→ Objective: Exactly the lines from the line containing "Emit a web page" through the line containing "const mwPct = [48.7, 65.1, 90.7, 88.4, 95.4, 93.0];" are to be echoed, with both included and pictures left out.
— Start Given records —
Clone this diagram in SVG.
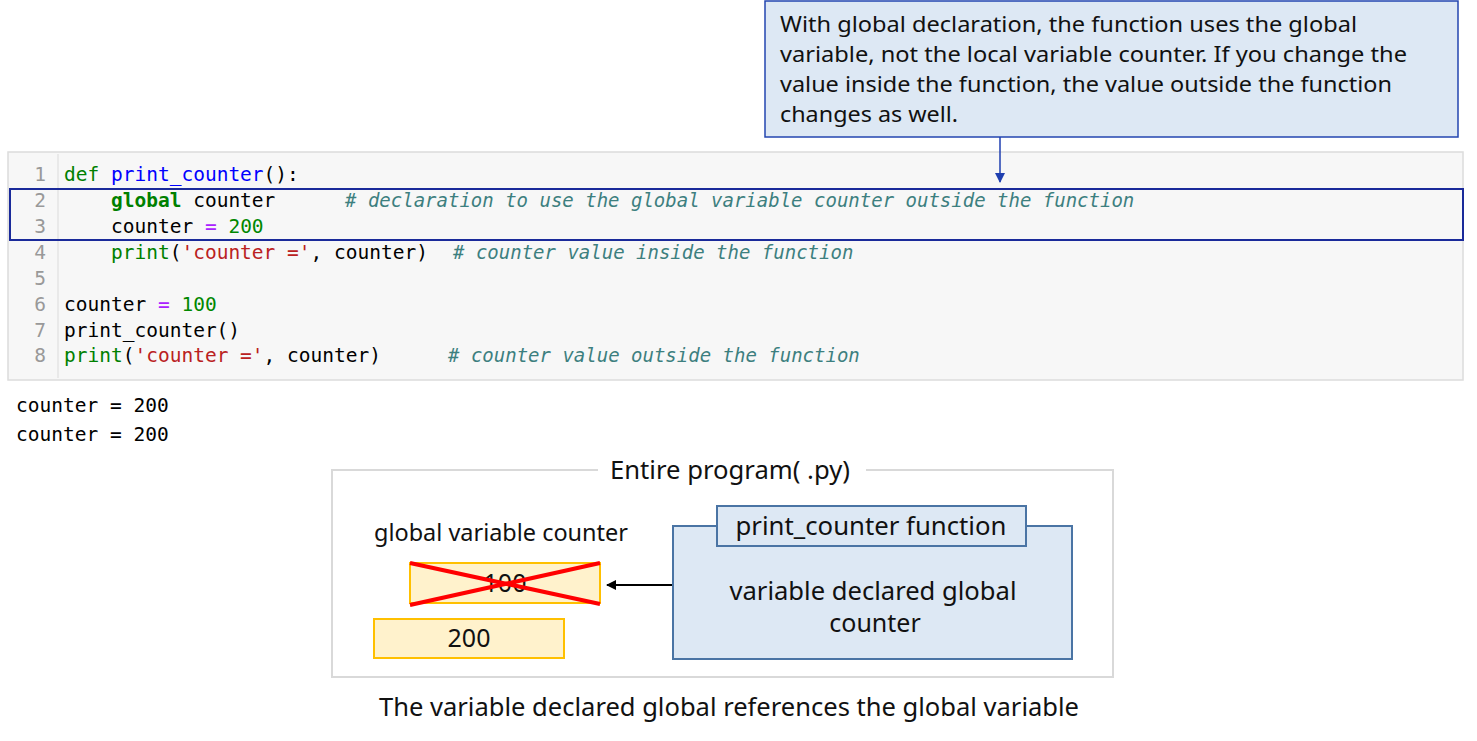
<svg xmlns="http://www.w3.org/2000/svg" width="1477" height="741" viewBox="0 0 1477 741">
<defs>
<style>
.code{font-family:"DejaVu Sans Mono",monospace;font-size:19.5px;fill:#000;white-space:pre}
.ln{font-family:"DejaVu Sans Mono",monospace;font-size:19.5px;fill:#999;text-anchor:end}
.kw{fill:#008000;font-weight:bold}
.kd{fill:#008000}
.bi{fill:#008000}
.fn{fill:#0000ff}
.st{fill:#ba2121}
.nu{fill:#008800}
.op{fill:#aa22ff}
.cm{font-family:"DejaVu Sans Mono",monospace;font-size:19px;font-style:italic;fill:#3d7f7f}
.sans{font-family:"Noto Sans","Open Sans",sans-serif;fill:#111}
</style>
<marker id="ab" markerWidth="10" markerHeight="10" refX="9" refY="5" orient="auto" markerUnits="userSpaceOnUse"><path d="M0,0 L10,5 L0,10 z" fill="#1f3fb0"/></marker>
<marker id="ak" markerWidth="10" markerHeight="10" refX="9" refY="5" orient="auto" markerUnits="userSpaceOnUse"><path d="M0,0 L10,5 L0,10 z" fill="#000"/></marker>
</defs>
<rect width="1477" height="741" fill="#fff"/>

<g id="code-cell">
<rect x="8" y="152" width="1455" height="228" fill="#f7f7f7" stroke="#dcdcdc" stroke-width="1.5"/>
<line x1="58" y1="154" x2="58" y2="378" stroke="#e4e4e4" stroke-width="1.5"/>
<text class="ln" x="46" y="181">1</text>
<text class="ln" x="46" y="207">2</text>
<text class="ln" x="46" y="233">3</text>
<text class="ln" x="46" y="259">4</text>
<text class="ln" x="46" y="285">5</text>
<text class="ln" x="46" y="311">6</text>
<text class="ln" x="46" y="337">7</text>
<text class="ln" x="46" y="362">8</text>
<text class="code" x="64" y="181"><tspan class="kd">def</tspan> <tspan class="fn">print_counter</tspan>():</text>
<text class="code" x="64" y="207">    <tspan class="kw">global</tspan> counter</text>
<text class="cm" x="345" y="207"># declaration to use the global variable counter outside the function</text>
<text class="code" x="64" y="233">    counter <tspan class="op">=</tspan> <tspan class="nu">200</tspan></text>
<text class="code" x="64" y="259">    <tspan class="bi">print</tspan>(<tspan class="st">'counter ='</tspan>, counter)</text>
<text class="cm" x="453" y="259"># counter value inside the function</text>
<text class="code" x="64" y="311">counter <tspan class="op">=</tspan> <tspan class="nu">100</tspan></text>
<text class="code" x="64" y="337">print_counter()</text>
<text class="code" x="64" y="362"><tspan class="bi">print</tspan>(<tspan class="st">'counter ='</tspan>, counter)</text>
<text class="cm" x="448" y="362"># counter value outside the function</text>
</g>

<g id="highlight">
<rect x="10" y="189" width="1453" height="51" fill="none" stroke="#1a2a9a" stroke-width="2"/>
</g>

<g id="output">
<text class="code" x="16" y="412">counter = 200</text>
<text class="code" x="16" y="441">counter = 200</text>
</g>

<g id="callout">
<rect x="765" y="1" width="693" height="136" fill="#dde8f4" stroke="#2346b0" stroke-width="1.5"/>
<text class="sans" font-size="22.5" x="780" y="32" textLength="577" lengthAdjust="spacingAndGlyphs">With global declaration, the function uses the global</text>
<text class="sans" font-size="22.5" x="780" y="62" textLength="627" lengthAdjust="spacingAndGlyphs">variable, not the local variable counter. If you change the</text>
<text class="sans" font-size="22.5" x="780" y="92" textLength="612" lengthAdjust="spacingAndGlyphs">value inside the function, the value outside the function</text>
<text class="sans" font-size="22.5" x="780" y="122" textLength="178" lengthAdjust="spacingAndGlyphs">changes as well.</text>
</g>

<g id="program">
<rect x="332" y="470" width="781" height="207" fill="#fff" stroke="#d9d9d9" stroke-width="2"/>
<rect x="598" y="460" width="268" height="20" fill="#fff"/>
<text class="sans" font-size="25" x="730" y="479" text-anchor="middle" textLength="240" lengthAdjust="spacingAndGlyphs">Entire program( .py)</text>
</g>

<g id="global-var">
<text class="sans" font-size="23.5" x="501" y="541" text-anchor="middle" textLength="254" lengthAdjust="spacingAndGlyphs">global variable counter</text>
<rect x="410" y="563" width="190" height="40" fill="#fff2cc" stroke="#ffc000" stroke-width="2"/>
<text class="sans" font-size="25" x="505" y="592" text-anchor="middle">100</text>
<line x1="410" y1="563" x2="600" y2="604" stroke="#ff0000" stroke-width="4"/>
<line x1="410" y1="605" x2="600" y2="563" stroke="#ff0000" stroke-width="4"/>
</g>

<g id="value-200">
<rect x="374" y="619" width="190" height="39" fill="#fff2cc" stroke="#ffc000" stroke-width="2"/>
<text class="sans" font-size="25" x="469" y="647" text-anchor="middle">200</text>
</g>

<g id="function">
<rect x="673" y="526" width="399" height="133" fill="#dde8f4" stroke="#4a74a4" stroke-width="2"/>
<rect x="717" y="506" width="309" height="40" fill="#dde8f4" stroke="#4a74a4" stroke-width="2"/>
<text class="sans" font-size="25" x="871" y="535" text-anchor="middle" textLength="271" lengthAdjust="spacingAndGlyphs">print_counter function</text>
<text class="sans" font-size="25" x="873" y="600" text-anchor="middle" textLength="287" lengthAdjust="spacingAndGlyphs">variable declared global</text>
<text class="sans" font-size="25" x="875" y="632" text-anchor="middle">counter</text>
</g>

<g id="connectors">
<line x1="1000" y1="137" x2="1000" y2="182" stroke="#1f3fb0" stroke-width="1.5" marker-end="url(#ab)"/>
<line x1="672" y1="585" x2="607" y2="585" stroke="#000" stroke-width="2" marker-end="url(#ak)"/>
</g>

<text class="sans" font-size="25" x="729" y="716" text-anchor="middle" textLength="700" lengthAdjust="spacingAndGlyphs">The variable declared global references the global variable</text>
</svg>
— End Given records —
— Start Given records —
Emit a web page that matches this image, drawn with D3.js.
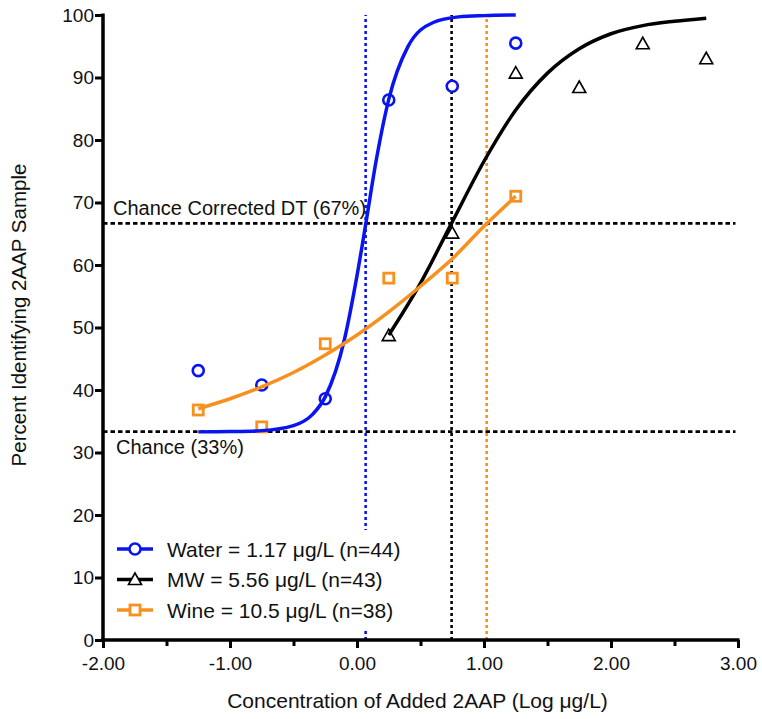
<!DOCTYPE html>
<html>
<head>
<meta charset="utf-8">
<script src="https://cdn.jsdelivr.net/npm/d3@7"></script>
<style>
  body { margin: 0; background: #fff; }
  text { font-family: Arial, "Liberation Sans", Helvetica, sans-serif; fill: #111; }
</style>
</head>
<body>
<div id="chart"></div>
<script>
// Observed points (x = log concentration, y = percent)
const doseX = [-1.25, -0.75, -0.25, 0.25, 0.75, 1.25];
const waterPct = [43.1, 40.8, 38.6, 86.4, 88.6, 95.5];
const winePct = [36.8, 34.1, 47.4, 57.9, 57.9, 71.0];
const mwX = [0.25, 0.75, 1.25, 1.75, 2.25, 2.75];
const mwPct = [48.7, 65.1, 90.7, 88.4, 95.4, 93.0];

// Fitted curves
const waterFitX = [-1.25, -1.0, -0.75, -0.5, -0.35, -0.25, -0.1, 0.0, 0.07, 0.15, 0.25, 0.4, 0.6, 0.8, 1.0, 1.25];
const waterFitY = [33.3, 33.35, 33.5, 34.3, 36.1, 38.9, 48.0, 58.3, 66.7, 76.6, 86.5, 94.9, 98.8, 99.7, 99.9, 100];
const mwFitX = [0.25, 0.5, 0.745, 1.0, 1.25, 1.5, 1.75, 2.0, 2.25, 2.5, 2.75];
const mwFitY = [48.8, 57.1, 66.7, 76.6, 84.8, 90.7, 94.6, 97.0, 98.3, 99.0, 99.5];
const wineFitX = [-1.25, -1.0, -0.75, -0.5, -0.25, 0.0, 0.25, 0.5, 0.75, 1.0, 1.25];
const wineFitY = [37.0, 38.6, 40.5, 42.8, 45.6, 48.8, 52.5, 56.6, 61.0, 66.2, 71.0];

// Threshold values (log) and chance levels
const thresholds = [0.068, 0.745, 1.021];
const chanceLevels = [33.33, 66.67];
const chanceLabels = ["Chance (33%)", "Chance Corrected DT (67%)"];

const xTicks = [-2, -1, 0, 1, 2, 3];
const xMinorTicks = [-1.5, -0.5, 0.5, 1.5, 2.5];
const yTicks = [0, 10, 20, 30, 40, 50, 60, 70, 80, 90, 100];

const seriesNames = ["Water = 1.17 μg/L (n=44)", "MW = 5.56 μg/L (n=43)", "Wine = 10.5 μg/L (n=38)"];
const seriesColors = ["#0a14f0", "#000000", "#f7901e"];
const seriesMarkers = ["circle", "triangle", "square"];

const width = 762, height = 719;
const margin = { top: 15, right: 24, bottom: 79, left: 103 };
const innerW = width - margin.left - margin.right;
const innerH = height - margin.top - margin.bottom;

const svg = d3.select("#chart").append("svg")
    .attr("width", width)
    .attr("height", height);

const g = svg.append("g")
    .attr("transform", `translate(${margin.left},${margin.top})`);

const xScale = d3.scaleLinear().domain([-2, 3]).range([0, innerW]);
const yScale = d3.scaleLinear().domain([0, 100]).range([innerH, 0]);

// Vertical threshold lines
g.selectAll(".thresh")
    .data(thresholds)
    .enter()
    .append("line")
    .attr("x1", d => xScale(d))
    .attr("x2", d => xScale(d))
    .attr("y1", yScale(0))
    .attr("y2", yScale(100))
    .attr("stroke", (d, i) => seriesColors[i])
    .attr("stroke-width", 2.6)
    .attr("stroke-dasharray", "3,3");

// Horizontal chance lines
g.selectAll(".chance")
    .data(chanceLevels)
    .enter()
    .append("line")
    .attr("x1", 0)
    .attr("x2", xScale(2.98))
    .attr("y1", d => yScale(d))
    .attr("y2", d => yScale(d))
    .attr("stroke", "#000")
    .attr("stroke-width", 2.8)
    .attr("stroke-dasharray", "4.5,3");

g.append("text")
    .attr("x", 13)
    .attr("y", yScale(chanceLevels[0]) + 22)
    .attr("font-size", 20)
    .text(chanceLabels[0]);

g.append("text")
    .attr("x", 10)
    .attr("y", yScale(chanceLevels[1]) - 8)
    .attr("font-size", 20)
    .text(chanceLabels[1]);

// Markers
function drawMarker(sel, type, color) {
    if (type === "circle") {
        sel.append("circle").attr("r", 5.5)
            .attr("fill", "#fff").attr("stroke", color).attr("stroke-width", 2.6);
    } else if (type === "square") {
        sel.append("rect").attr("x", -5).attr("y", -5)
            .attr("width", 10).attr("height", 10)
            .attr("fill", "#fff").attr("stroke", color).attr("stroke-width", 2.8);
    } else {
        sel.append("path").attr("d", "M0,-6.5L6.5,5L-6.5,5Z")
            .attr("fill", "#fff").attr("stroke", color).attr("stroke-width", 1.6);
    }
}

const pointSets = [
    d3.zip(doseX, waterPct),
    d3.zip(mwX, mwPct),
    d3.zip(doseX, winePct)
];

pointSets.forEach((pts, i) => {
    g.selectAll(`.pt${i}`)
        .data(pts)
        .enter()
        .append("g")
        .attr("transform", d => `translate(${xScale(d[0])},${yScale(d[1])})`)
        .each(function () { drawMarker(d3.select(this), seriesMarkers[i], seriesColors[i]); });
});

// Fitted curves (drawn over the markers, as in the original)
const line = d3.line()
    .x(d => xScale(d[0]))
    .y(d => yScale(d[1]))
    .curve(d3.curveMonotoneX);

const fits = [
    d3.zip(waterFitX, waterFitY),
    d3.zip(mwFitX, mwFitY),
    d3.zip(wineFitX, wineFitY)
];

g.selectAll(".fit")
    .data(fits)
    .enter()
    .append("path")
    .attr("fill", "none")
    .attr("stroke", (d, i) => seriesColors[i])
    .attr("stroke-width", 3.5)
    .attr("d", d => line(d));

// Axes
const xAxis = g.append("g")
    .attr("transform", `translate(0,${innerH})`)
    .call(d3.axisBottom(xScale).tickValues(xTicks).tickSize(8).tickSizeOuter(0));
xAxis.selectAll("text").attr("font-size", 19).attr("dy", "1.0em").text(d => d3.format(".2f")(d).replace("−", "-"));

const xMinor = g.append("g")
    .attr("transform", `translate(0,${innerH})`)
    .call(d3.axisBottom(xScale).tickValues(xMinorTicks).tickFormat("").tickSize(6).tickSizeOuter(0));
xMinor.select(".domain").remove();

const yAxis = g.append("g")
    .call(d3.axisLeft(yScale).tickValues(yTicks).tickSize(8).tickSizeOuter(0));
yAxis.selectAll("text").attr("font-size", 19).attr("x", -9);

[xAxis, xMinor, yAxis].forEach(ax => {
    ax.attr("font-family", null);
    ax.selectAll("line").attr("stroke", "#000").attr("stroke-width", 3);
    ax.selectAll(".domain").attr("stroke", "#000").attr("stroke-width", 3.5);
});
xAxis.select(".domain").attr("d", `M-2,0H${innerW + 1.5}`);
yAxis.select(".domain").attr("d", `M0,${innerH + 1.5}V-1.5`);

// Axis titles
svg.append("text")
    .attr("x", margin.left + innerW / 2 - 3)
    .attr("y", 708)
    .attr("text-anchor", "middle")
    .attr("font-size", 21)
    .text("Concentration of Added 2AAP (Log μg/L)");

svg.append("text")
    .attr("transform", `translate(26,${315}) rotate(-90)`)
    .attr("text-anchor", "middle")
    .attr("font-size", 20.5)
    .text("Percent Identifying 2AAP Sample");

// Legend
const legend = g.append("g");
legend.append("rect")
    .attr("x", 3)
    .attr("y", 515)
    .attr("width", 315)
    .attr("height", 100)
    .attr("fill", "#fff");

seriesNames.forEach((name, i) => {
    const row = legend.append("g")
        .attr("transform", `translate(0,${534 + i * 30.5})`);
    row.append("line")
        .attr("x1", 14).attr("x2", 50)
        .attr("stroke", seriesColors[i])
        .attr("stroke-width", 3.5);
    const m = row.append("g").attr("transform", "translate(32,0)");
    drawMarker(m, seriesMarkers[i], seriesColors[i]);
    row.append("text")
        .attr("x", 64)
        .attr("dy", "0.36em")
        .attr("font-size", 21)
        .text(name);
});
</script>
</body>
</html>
— End Given records —
— Start Given records —
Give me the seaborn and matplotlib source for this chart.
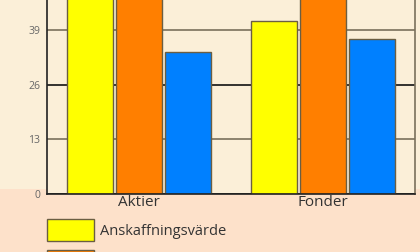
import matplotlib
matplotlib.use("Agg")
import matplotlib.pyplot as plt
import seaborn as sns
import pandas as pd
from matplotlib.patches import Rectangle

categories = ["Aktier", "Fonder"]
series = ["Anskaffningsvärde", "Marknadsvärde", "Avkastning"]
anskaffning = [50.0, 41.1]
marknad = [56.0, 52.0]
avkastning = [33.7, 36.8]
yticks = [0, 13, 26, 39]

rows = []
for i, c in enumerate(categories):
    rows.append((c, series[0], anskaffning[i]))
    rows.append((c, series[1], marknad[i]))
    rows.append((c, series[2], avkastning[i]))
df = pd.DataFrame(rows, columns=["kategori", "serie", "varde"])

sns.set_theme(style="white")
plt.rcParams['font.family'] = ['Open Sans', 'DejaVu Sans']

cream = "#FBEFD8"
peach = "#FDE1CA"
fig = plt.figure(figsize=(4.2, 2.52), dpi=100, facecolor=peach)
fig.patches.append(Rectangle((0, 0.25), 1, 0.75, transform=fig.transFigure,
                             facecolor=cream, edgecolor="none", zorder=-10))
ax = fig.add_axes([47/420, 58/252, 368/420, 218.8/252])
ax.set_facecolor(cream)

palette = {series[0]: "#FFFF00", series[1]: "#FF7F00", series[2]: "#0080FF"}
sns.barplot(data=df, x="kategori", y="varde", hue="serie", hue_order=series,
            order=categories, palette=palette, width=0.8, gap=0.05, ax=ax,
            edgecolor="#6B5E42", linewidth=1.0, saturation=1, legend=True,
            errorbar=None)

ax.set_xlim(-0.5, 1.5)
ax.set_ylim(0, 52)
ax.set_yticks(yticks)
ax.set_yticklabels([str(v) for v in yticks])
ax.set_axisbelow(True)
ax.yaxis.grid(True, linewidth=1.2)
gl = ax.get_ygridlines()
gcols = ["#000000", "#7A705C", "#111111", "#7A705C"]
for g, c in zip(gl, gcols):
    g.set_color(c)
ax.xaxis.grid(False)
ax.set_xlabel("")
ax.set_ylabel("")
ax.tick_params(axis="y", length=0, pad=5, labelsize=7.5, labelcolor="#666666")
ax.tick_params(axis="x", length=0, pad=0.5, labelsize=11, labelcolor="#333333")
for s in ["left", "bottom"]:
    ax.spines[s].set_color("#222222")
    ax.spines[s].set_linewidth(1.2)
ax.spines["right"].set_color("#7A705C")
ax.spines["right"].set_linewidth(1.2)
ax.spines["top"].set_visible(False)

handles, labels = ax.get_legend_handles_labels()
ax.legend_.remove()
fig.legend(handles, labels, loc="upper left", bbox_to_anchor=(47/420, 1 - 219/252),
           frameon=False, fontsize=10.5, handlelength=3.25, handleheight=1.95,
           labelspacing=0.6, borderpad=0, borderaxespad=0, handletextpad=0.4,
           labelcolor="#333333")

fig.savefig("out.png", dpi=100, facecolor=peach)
— End Given records —
→ Correct result:
Emit a web page that matches this image, drawn with D3.js.
<!DOCTYPE html>
<html>
<head>
<meta charset="utf-8">
<script src="https://cdn.jsdelivr.net/npm/d3@7"></script>
<style>
  body { margin: 0; background: #fff; }
  text { font-family: Arial, "Liberation Sans", Helvetica, sans-serif; fill: #111; }
</style>
</head>
<body>
<div id="chart"></div>
<script>
// Observed points (x = log concentration, y = percent)
const doseX = [-1.25, -0.75, -0.25, 0.25, 0.75, 1.25];
const waterPct = [43.1, 40.8, 38.6, 86.4, 88.6, 95.5];
const winePct = [36.8, 34.1, 47.4, 57.9, 57.9, 71.0];
const mwX = [0.25, 0.75, 1.25, 1.75, 2.25, 2.75];
const mwPct = [48.7, 65.1, 90.7, 88.4, 95.4, 93.0];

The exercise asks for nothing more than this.